USA. 1971.
Crew
Director – Vincent McEveety, Screenplay – Roswell Rogers, Story – Ted Key, Producer – Bill Anderson, Photography – William Snyder, Music – Buddy Baker, Photographic Effects – Eustace Lycett, Makeup – Robert Schiffer, Art Direction – John B. Mansbridge & Al Rolefs. Production Company – Disney.
Cast
Dean Jones (Albert Dooley), Sandy Duncan (Katie Dooley), Joe Flynn (Finlay Hooper), Tony Roberts (Fred Hines), Lee Harcourt Montgomery (Jimmy Dooley), James Gregory (Rutledge), Jack Kruschen (Dr Gottlieb)
Plot
At Albert Dooley’s animal behaviour research lab, a duck accidentally wanders into the neighbouring radiation laboratory where it is irradiated by scientists experimenting on a new fuel. Dooley takes the duck home as a pet for his son Jimmy. They are startled to find that it lays eggs made of gold. This proves the solution to the family’s financial problems, but also brings them to the attention of an officious neighbouring Treasury Department official who determines to discover their secret.
The Absent-Minded Professor (1961) was the template for the Disney live-action comedy. Throughout the 1960s and 70s, Disney created a series of other benevolently eccentric mad scientists and put them through various wacky adventures in the likes of the Merlin Jones and then the Dexter Reilly films. Increasingly though – particularly with some of the latter entries such as this and The Barefoot Executive (1971) featuring a chimpanzee that can predict which tv shows are going to be hits – the ideas that stretched the gags together became thinner and thinner one-note jokes.
There is not much to the idea of a film centred around a duck that lays golden eggs – there are many similarities to the British comedy Mr Drake’s Duck (1951), which was about a duck that laid radioactive ducks. To its credit, The Million Dollar Duck at least maximises the slapstick potential inherent in the idea.
Some of the scenes are amazing when one considers what they must have put the dignity of the performers through – Dean Jones having to go down on his knees to perform dog barks, or scenes with he and Tony Roberts chasing ducks through a pond. In familiar Disney fashion, everything climaxes in a slapstick chase sequence – the one here involves dune buggies and Dean Jones swinging around on the end of a speeding cherry picker.
The film is reasonably well cast.
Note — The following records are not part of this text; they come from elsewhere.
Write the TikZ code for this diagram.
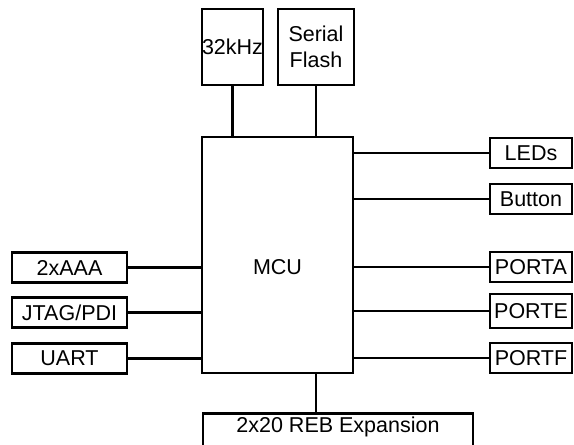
\documentclass[tikz,border=0pt]{standalone}
\usepackage{fontspec}
\setmainfont{Liberation Sans}

\begin{document}
\begin{tikzpicture}[
      x=1pt, y=-1pt,
      font=\fontsize{21.5}{26}\selectfont,
      box/.style={rectangle, draw=black, line width=2.6pt, inner sep=0pt, minimum height=30pt},
      sidebox/.style={box, minimum width=115pt},
      portbox/.style={box, minimum width=82pt},
      wire/.style={line width=2.2pt}
    ]
      \useasboundingbox (0,0) rectangle (574,445);
      \clip (0,0) rectangle (574,445);

      % top parts
      \node[box, minimum width=61pt, minimum height=76pt] (khz) at (232.5,47) {32kHz};
      \node[box, minimum width=76pt, minimum height=76pt, align=center] (flash) at (316,47) {Serial\\Flash};

      % controller
      \node[box, minimum width=151pt, minimum height=236pt] (mcu) at (277.5,255) {};

      % left side
      \node[sidebox] (aaa) at (69.5,267.5) {2xAAA};
      \node[sidebox] (jtag) at (69.5,312.5) {JTAG/PDI};
      \node[sidebox] (uart) at (69.5,358.5) {UART};

      % right side
      \node[portbox] (leds) at (531,153) {LEDs};
      \node[portbox] (button) at (531,199) {Button};
      \node[portbox] (porta) at (531,267) {PORTA};
      \node[portbox, minimum height=34pt] (porte) at (531,311) {PORTE};
      \node[portbox] (portf) at (531,358) {PORTF};

      \node (mcutext) at (mcu.center |- porta.center) {MCU};

      % expansion header
      \node[box, anchor=north, minimum width=270pt, text height=19pt, text depth=30pt] (exp) at (338,412) {2x20 REB Expansion};

      % connections
      \draw[wire] (khz.south) -- (khz.south |- mcu.north);
      \draw[wire] (flash.south) -- (flash.south |- mcu.north);
      \draw[wire] (flash.south |- mcu.south) -- (flash.south |- exp.north);
      \foreach \n in {aaa,jtag,uart}
        \draw[wire] (\n.east) -- (\n.east -| mcu.west);
      \foreach \n in {leds,button,porta,porte,portf}
        \draw[wire] (\n.west -| mcu.east) -- (\n.west);
    \end{tikzpicture}
\end{document}
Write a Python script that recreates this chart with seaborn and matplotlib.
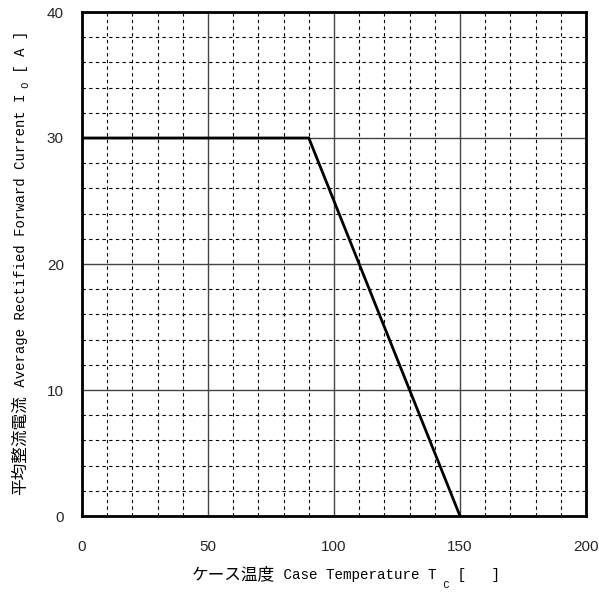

By now, having been typecast as such over the course of several other Disney films, Joe Flynn had perfected the role of the uppity tightass bureaucrat. Sandy Duncan plays with airheaded appeal in the familiar role of the dizzy but perfectly subservient Disney housewife. A reasonably lively level of energy is maintained and in all The Million Dollar Duck gets respectable mileage out of an essentially daft idea.
Vincent McEveety was a tv directer in a career that lasted from the 1960s to the 1990s where he turned out episodes of some classic shows including Gunsmoke (1955-75), The Untouchables (1969-63) and Star Trek (1966-9) and the original Cathy Lee Crosby pilot for Wonder Woman (1974), among others. McEveety directed a number of Disney films including Charley and the Angel (1973), Superdad (1973), The Castaway Cowboy (1974), The Strongest Man in the World (1975), Gus (1976), Treasure of Matecumba (1976), Herbie Goes to Monte Carlo (1977), The Apple Dumpling Gang Rides Again (1979) and Herbie Goes Bananas (1980).